Thank goodness guys like him do this stuff; if we had to depend on me, it'd never happen.
Much ado over the last few days about the Bakary Soumary decision to toss in with Mali.
A lot of people are expressing some frustration with the process, and certainly the way the US treats people who try to folow the rules as opposed to just sneaking across the Rio Grande at night really needs some overhaul, but as a general rule I'm a big believer in people becoming citizens because they WANT to become citizens, not because the Nike contracts are better for USMNT members.
In any case, as good as the kid is - and he's very good indeed - it's not entirely clear that he'd be a starter for the US anytime soon, and that's a problem some of us tend to overlook.
I'm reminded of the case of Jeff Cunningham, who was called in repeatedly over the years by Jamaica, for whom he would have been a starter and would in fact probably still be a regular call in.
But Jeff, encouraged by Bruce Arena and others, held out for US citizenship. He jumped through all the hoops, out-waited the bureaucrats and - after several years - finally got the OK to pull on the US jersey.
So then he gets a handful of callups, can't break into the lineup, sits the bench a few times and is done for. He blew the chance of regular callups - and regular checks - for probably a decade in return for nothing.

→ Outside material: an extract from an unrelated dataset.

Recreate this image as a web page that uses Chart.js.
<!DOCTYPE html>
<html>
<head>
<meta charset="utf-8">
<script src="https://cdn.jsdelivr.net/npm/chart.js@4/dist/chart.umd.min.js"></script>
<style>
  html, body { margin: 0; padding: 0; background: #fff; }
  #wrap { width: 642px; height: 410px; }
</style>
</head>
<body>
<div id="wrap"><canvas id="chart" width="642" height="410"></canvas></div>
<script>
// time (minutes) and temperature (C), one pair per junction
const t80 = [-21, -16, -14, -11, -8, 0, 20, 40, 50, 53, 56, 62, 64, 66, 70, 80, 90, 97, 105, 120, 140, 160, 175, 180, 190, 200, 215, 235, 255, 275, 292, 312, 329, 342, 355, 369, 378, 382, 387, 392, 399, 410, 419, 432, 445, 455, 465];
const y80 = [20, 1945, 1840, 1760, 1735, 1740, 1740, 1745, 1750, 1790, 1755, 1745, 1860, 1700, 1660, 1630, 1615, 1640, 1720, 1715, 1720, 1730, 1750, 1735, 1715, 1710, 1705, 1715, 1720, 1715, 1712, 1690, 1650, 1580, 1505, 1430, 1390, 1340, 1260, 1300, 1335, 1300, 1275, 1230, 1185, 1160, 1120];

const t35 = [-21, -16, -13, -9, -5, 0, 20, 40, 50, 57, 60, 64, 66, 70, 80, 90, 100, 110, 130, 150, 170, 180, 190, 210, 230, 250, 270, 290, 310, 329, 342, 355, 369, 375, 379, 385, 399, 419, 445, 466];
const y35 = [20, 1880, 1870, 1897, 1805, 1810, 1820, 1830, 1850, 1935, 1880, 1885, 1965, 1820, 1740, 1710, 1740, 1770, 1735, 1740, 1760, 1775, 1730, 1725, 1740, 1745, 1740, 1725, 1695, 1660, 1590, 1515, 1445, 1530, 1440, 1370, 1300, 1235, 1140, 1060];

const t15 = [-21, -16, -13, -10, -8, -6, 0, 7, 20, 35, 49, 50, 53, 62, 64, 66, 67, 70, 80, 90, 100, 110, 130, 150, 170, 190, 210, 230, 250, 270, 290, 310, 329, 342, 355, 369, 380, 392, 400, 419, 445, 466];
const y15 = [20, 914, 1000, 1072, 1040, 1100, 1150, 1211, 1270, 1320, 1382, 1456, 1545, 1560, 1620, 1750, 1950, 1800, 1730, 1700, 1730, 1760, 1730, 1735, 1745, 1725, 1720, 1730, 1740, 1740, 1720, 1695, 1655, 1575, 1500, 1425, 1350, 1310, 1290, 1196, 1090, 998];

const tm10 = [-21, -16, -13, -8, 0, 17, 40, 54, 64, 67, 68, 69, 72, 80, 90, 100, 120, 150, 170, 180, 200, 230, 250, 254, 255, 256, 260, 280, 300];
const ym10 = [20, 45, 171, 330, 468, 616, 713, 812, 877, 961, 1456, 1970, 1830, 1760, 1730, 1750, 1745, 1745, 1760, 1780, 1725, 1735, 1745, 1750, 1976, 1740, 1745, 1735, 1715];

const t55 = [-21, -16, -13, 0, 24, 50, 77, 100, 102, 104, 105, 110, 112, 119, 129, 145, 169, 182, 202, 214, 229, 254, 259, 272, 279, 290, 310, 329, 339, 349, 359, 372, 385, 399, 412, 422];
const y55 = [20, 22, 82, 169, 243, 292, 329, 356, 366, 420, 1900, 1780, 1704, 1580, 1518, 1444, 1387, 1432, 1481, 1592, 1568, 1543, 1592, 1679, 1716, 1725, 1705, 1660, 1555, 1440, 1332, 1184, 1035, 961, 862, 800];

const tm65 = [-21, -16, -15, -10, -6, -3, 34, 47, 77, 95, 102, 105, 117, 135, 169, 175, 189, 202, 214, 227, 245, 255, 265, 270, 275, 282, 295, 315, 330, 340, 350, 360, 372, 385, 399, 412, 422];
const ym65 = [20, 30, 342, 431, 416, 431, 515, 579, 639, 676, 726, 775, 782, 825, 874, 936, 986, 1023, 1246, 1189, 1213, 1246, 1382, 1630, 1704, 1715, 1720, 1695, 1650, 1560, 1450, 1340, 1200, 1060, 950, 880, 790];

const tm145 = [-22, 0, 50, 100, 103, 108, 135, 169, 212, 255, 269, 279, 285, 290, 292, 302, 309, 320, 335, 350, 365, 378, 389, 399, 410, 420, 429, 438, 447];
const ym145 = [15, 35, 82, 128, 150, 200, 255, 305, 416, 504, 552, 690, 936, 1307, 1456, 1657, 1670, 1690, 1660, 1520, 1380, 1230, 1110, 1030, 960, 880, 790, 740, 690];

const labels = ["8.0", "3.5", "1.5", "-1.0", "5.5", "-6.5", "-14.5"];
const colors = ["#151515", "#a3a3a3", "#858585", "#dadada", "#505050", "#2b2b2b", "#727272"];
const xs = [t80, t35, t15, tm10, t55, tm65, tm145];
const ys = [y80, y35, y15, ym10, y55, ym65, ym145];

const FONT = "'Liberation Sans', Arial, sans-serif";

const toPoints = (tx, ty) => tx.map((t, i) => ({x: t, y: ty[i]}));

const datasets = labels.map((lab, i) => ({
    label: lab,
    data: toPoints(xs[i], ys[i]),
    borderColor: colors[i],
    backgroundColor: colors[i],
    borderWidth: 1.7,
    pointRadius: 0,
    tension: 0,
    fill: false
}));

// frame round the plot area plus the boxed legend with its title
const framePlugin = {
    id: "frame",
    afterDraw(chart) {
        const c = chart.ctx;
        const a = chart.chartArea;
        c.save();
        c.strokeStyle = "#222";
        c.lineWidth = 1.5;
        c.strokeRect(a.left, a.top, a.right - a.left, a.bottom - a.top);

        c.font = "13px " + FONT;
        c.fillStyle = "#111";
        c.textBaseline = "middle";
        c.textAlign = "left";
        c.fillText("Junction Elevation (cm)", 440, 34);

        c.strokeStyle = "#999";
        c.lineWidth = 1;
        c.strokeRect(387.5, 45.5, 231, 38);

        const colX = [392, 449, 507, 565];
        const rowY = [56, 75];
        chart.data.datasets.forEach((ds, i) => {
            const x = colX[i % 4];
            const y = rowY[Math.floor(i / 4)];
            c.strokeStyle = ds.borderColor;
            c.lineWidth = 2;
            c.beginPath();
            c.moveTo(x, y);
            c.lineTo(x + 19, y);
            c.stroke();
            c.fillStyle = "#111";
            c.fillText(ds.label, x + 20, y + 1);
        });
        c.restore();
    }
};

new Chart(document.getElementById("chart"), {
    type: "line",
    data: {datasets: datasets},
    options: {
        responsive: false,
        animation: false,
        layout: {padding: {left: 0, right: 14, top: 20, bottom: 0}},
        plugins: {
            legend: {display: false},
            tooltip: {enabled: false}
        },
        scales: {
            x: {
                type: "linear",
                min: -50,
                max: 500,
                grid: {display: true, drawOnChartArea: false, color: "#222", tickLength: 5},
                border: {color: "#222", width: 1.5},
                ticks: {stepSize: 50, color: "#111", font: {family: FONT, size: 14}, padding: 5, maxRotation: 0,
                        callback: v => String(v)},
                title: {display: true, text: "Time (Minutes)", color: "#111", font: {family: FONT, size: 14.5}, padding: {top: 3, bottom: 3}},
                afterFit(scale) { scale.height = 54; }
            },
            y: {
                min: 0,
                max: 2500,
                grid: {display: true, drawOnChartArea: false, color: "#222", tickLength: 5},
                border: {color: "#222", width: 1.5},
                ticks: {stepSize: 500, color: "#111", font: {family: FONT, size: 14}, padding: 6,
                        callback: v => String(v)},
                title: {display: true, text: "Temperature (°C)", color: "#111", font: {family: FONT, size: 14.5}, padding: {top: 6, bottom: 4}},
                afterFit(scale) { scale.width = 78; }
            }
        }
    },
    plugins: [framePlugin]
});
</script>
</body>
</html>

I have a picture someplace of Jeffo after the last US -Mexico qually in Columbus. Arena had sent him on at about the 88th minute, mostly to run around for a couple minutes, and in the middle of the post-game celebration amongst the delerious players and fans, the pictures show Jeff standing there looking like he wants to kill someone.

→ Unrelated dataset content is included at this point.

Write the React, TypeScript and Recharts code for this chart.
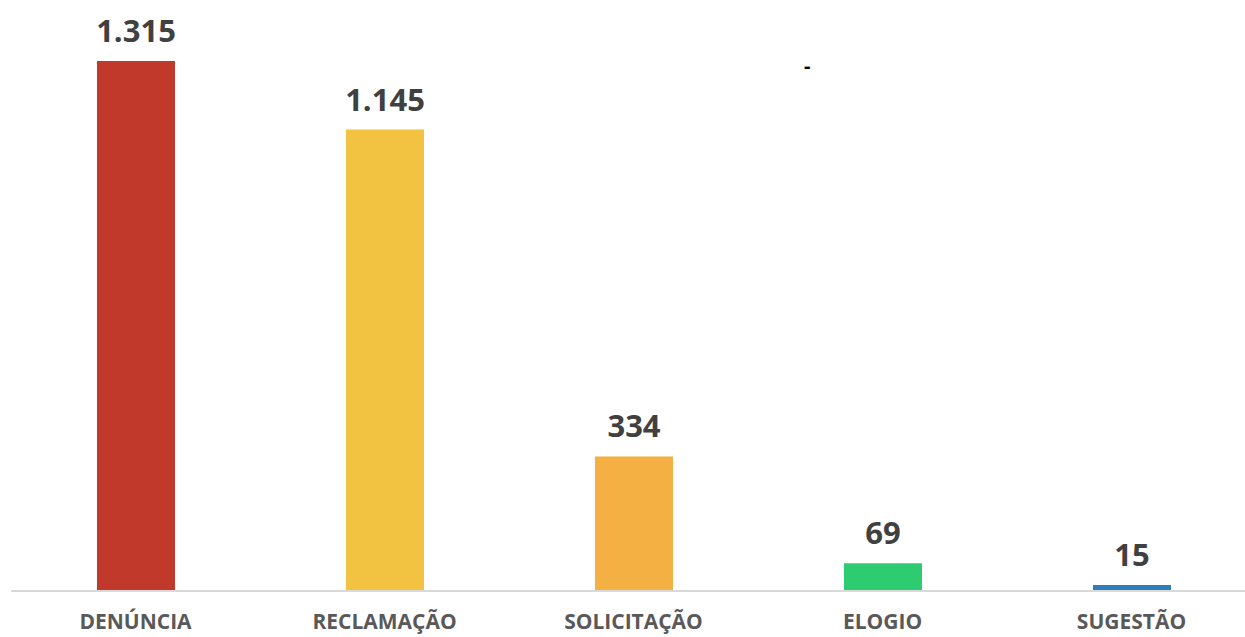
import { BarChart, Bar, XAxis, YAxis, Cell, LabelList } from 'recharts';

const categories = ['DENÚNCIA', 'RECLAMAÇÃO', 'SOLICITAÇÃO', 'ELOGIO', 'SUGESTÃO'];
const totals = [1315, 1145, 334, 69, 15];
const barColors = ['#c0392b', '#f2c241', '#f4b042', '#2ecc71', '#2e7ebc'];

const data = categories.map((name, i) => ({ name, value: totals[i] }));

const fmt = (v: number) => v.toLocaleString('pt-BR');

export default function App() {
  return (
    <div style={{ position: 'absolute', left: 0, top: 0, width: 1245, height: 637, overflow: 'hidden', background: '#fff' }}>
      <BarChart width={1256} height={637} data={data} margin={{ top: 61, right: 0, bottom: 0, left: 11 }} barCategoryGap={85}>
        <XAxis
          dataKey="name"
          height={46}
          tickLine={false}
          axisLine={{ stroke: '#d9d9d9', strokeWidth: 2 }}
          tick={{ fill: '#595959', fontSize: 21, fontWeight: 700, fontFamily: '"Open Sans", sans-serif', dy: 15 }}
          interval={0}
        />
        <YAxis hide domain={[0, 1315]} />
        <Bar dataKey="value" isAnimationActive={false} barSize={78}>
          {data.map((d, i) => (
            <Cell key={d.name} fill={barColors[i]} />
          ))}
          <LabelList
            dataKey="value"
            position="top"
            offset={19}
            formatter={(v: any) => fmt(Number(v))}
            style={{ fill: '#404040', fontSize: 31, fontWeight: 700, fontFamily: '"Open Sans", sans-serif' }}
          />
        </Bar>
      </BarChart>
      <span style={{ position: 'absolute', left: 804, top: 52, fontSize: 20, fontWeight: 700, color: '#000', fontFamily: '"Open Sans", sans-serif' }}>-</span>
    </div>
  );
}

We all forget sometimes that this is their job, and national team callups aren't just sentimental journeys for the dear old flag but rather income opportunities.
In a case like Freddy Adu's, he had another offer - as the four zillion BS threads devoted to the topic can attest - but smartly chose the US.

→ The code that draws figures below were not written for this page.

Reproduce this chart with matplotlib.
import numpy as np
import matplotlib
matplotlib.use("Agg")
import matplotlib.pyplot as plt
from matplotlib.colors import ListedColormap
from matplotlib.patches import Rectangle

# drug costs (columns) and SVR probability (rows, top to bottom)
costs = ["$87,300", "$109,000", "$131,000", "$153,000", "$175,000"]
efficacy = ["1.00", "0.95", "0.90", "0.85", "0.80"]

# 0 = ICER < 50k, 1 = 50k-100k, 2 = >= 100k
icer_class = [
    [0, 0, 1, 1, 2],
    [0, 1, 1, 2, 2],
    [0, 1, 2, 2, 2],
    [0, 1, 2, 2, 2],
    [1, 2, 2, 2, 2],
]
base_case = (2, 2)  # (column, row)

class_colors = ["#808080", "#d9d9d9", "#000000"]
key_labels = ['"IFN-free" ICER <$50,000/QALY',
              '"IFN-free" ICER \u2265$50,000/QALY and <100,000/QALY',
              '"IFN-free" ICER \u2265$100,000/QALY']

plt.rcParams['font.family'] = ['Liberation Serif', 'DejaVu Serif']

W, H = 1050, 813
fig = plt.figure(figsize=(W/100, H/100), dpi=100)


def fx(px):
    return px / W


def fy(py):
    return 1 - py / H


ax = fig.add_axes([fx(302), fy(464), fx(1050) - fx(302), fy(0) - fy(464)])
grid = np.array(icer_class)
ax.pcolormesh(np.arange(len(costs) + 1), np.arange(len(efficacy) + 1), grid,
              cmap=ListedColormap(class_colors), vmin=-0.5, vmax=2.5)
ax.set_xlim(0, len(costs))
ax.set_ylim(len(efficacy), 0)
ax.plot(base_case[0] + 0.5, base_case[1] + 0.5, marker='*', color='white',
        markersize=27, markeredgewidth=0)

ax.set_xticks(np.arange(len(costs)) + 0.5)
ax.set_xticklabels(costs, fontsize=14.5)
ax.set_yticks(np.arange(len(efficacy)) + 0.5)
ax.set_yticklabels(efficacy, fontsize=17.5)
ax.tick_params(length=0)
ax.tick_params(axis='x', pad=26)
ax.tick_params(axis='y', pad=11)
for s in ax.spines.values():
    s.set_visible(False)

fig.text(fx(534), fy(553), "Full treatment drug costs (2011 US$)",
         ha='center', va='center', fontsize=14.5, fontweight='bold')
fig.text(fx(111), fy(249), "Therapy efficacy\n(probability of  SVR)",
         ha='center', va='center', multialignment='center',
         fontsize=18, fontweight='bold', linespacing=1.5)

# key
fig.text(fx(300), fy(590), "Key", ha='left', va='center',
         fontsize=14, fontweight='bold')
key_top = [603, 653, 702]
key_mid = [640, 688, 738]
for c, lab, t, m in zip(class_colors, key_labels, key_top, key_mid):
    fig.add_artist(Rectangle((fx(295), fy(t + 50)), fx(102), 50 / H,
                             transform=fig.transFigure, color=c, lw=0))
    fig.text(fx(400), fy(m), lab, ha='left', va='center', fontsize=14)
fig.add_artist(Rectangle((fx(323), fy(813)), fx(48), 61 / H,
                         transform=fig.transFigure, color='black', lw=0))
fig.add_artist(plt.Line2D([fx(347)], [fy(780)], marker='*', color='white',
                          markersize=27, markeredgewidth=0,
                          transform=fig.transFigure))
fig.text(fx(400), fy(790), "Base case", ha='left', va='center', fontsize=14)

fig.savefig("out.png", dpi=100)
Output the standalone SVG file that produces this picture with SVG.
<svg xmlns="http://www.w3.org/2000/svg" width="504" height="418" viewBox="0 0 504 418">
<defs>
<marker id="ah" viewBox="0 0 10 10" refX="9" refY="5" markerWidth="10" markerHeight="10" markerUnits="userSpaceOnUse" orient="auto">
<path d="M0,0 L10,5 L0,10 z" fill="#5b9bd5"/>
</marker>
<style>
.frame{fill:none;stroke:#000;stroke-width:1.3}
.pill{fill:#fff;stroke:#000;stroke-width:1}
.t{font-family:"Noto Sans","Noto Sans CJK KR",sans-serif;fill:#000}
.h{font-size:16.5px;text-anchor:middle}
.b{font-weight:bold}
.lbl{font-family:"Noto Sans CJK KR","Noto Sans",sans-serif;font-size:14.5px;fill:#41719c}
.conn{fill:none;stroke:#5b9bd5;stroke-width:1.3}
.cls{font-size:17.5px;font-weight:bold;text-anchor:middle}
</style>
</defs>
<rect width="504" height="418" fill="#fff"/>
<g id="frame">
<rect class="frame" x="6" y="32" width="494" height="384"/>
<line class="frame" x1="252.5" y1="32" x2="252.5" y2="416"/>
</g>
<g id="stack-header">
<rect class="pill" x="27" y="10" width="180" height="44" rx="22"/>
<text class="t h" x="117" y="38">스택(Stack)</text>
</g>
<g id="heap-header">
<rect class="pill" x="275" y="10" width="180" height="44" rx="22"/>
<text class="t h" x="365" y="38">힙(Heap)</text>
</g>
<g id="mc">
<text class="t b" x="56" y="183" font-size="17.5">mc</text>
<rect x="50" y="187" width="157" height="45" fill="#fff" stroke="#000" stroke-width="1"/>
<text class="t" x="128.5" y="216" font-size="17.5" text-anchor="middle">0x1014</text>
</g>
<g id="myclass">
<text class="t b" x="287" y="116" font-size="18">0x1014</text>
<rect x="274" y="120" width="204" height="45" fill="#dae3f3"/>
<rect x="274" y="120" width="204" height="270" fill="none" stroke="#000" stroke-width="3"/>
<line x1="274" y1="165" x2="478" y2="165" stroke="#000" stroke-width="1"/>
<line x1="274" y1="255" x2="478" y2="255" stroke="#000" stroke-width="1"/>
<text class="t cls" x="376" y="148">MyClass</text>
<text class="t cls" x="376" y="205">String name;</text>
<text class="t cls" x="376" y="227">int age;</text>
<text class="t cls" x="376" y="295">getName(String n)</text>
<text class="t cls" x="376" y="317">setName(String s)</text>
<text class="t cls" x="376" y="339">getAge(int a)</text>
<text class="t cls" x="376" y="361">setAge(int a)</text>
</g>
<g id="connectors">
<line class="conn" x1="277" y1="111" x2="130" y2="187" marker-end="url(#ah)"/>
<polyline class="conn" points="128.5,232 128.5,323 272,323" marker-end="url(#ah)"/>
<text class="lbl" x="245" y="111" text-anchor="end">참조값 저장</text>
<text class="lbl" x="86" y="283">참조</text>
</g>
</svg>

There's not much doubt that he'll get all the callups he wants over the next ten or fifteen years and, all things being equal, Nike pays much better for a US national team hero than they do for a Ghanaian. It's strictly business.
Soumare made the smart choice and went with the sure thing.
The National Soccer Hall of Fame released the 2009 eligibility list yesterday, and there are some interesting choices.
The sure thing locks have to be Earnie Stewart and Joy Fawcett. Not even worth debating.
It's the next group though where there is some real depth and some tough decisions, assuming they aren't going to admit them all:
Jeff Agoos certainly has a hell of a cliam, as do Shannon MacMillan, Cindy Parlow and Tisha Venturini.
Which once again leaves out worthies like Marco Etcheverry, who'll - sadly - probably never get in, along with Robin Fraser, Mike Burns, Joe-Max Moore and Peter Vermes, among others.
I guess it's a healthy thing that there's aplethora of deserving candidates rather than a shortage, but it's unfortunate that some terrific players are once again likely to come up short.